However, if you suffer as a Christian, do not be ashamed, but praise God that you bear that name. (1 Pe. 4:16)
The history of the church is rife with names: Benedictines, Franciscans, Jesuits, Lutherans, Presbyterians, Methodists, Pentecostals, etc, etc, etc. But what is in a name? Why do we label groups of people (or self-label ourselves)? Why do we call ourselves “YWAM’ers” or say that we are “part of the Vineyard”? What is the purpose and goal of such language?
The design of a name is descriptive of identity. It is used to create and define meaning, purpose and function, from which we ultimately derive significance. I believe the reason the church has created so many sects over the centuries has been because of a perverted identity in Christ. Rather than identify ourselves simply as “Christians”, we must identify with the beliefs, character, charisma and zeal of men other than the one Man who deserves all allegiance, honor and glory.
There are other names that are used in the Scriptures to identify believers: “sons of the kingdom” (Mt. 13:38), “children of the resurrection” (Lk. 20:36), “sons of the light/day” (1 Thess. 5:5; Jn. 12:36), “the body of Christ” (1 Cor. 12:27; Eph. 4:12), “the family of God” (1 Pe. 4:17) , etc. These are not arbitrary theological descriptions. They are designed to give meaning, identity and purpose to believers in light of their destiny. Because it is one’s destiny that ultimately informs identity, and it is identity that creates significance.

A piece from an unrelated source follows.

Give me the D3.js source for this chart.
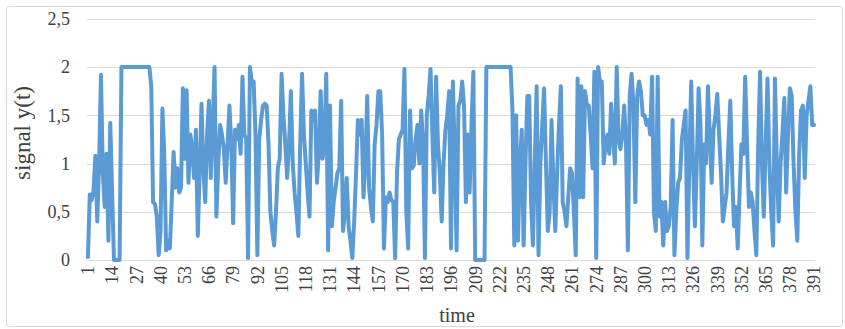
<!DOCTYPE html>
<html>
<head>
<meta charset="utf-8">
<script src="https://cdn.jsdelivr.net/npm/d3@7"></script>
<style>
  html, body { margin: 0; padding: 0; background: #fff; }
  svg { display: block; }
</style>
</head>
<body>
<div id="chart"></div>
<script>
// signal values, one per time step
const SIGNAL = [
  0.03, 0.68, 0.62, 0.72, 1.08, 0.4, 1.0, 1.92, 0.9, 0.55,
  1.1, 0.2, 1.42, 0.7, 0, 0, 0, 0, 2, 2,
  2, 2, 2, 2, 2, 2, 2, 2, 2, 2,
  2, 2, 2, 2, 1.8, 0.6, 0.58, 0.45, 0.05, 0.3,
  1.57, 1.1, 0.1, 0.2, 0.12, 0.6, 1.12, 0.75, 0.95, 0.7,
  0.75, 1.78, 1.05, 1.76, 0.8, 1.3, 1.15, 0.85, 1.35, 0.25,
  0.9, 1.62, 0.95, 0.6, 1.3, 1.65, 0.85, 1.4, 2.0, 0.45,
  1.0, 1.4, 1.3, 1.15, 0.8, 1.2, 1.6, 1.2, 0.38, 1.35,
  1.25, 1.4, 1.1, 1.9, 1.3, 1.25, 0.02, 2.0, 1.85, 1.85,
  1.3, 0.05, 1.25, 1.45, 1.6, 1.62, 1.6, 1.2, 0.5, 0.3,
  0.15, 0.5, 0.95, 1.05, 1.93, 1.5, 1.2, 0.85, 1.2, 1.75,
  1.0, 0.7, 0.5, 0.25, 1.2, 1.93, 1.3, 1.0, 0.7, 0.45,
  1.55, 1.45, 1.55, 0.8, 1.1, 1.75, 1.05, 1.2, 1.93, 0.1,
  1.6, 0.35, 0.6, 0.75, 0.9, 0.95, 1.65, 0.3, 0.5, 0.85,
  0.35, 0.2, 0.02, 0.4, 0.9, 1.45, 1.3, 1.45, 0.65, 1.0,
  1.7, 0.75, 0.55, 0.4, 1.2, 1.4, 1.75, 1.75, 1.3, 0.12,
  0.65, 0.6, 0.7, 0.62, 0.6, 0.02, 0.9, 1.25, 1.3, 1.35,
  1.98, 0.5, 0.12, 1.55, 0.95, 0.98, 1.25, 1.4, 1.0, 1.55,
  1.2, 0.02, 1.5, 1.7, 1.98, 1.3, 0.7, 1.9, 1.2, 0.9,
  0.4, 1.0, 1.35, 1.5, 1.75, 0.12, 1.85, 1.1, 0.1, 1.6,
  1.65, 1.85, 1.6, 0.6, 1.3, 0.7, 1.4, 1.95, 0, 0,
  0, 0, 0, 0, 2, 2, 2, 2, 2, 2,
  2, 2, 2, 2, 2, 2, 2, 2, 1.55, 0.15,
  1.5, 0.2, 1.0, 1.35, 0.15, 1.0, 1.7, 1.7, 0.6, 0.15,
  1.0, 1.8, 0.05, 1.0, 1.4, 1.78, 1.0, 0.3, 0.5, 1.45,
  0.8, 0.3, 0.9, 1.4, 1.8, 0.6, 0.5, 0.35, 0.65, 0.95,
  0.9, 0.5, 0.05, 1.88, 0.65, 1.8, 0.65, 1.75, 1.6, 1.6,
  1.3, 0.95, 1.95, 0.02, 2.0, 1.85, 1.85, 1.0, 1.2, 1.3,
  1.1, 1.62, 1.3, 1.0, 2.0, 1.25, 1.15, 1.3, 1.6, 1.2,
  0.1, 1.7, 1.93, 1.6, 0.6, 1.7, 1.85, 1.75, 1.5, 1.5,
  1.4, 1.45, 1.3, 1.9, 0.5, 0.3, 1.9, 0.45, 0.6, 0.15,
  0.6, 0.3, 0.35, 0.55, 1.45, 0.05, 0.5, 0.8, 0.85, 1.25,
  1.4, 1.55, 0.02, 1.0, 1.85, 1.0, 0.35, 1.0, 1.78, 1.4,
  0.15, 1.2, 1.0, 1.8, 1.3, 0.8, 1.35, 1.5, 1.72, 1.3,
  0.9, 0.4, 0.55, 0.7, 1.2, 1.65, 0.9, 0.35, 0.55, 0.12,
  0.7, 1.2, 1.1, 1.9, 1.2, 0.55, 0.7, 0.6, 0.3, 0.05,
  1.2, 1.95, 1.0, 0.45, 1.2, 1.88, 1.0, 0.5, 0.15, 1.88,
  1.0, 0.4, 1.0, 1.3, 1.68, 0.7, 1.3, 1.78, 1.7, 1.0,
  0.5, 0.2, 1.1, 1.55, 1.6, 0.85, 1.5, 1.65, 1.8, 1.4, 1.4
]

// time categories 1..n
const TIME = SIGNAL.map((_, i) => i + 1)
// category labels shown every 13 steps
const TIME_LABELS = TIME.filter(t => (t - 1) % 13 === 0)
const Y_TICKS = [0, 0.5, 1, 1.5, 2, 2.5]

const width = 845
const height = 329
const margin = { top: 18.75, right: 30, bottom: 69, left: 87 }

const fmt = v => String(v).replace(".", ",")

const svg = d3.select("#chart")
  .append("svg")
  .attr("width", width)
  .attr("height", height)
  .style("font-family", "'Liberation Serif', 'Times New Roman', serif")

// chart area border
svg.append("rect")
  .attr("x", 6.5)
  .attr("y", 6.5)
  .attr("width", 836)
  .attr("height", 320)
  .attr("rx", 3)
  .attr("fill", "#fff")
  .attr("stroke", "#d9d9d9")

const x = d3.scaleBand()
  .domain(TIME)
  .range([margin.left, width - margin.right])
  .padding(0)

const y = d3.scaleLinear()
  .domain([0, 2.5])
  .range([height - margin.bottom, margin.top])

const cx = t => x(t) + x.bandwidth() / 2

// horizontal gridlines
svg.append("g")
  .selectAll("line")
  .data(Y_TICKS)
  .enter()
  .append("line")
  .attr("x1", margin.left)
  .attr("x2", width - margin.right)
  .attr("y1", d => Math.round(y(d)) + 0.5)
  .attr("y2", d => Math.round(y(d)) + 0.5)
  .attr("stroke", "#d9d9d9")
  .attr("stroke-width", 1)

// y tick labels
svg.append("g")
  .selectAll("text")
  .data(Y_TICKS)
  .enter()
  .append("text")
  .attr("x", 70)
  .attr("y", d => y(d))
  .attr("dy", "0.35em")
  .attr("text-anchor", "end")
  .attr("font-size", "18px")
  .attr("fill", "#404040")
  .text(fmt)

// x tick labels, rotated
svg.append("g")
  .selectAll("text")
  .data(TIME_LABELS)
  .enter()
  .append("text")
  .attr("transform", d => `translate(${cx(d)},${height - margin.bottom + 6}) rotate(-90)`)
  .attr("dy", "0.35em")
  .attr("text-anchor", "end")
  .attr("font-size", "18px")
  .attr("fill", "#404040")
  .text(d => d)

// axis titles
svg.append("text")
  .attr("transform", "translate(30,133) rotate(-90)")
  .attr("text-anchor", "middle")
  .attr("font-size", "23px")
  .attr("fill", "#404040")
  .text("signal y(t)")

svg.append("text")
  .attr("x", 457)
  .attr("y", 322)
  .attr("text-anchor", "middle")
  .attr("font-size", "20px")
  .attr("fill", "#404040")
  .text("time")

// signal line
const line = d3.line()
  .x((d, i) => cx(TIME[i]))
  .y(d => y(d))

svg.append("path")
  .datum(SIGNAL)
  .attr("d", line)
  .attr("fill", "none")
  .attr("stroke", "#5b9bd5")
  .attr("stroke-width", 4)
  .attr("stroke-linejoin", "round")
  .attr("stroke-linecap", "round")
</script>
</body>
</html>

It is the return of Jesus, the resurrection, and the hope of a new heavens and new earth that ultimately define who believers are. It is the Day of the Lord that gives our lives real meaning and purpose. It is our inheritance that tells us what it actually means to be a “child of God” (Rom. 8:15-17). It is our destiny that gives us significance, not the artificial names of men, not the artificial structures of men, not the artificial self-image media presentations of men. These are destined to be consumed by fire.
I’m not a Methodist. I’m not a Baptist. I’m a Christian. It’s not a matter of “non-denominationalism”. It’s an issue of identity. And Jesus is jealous for the heart of his people, that they would belong to him and no other.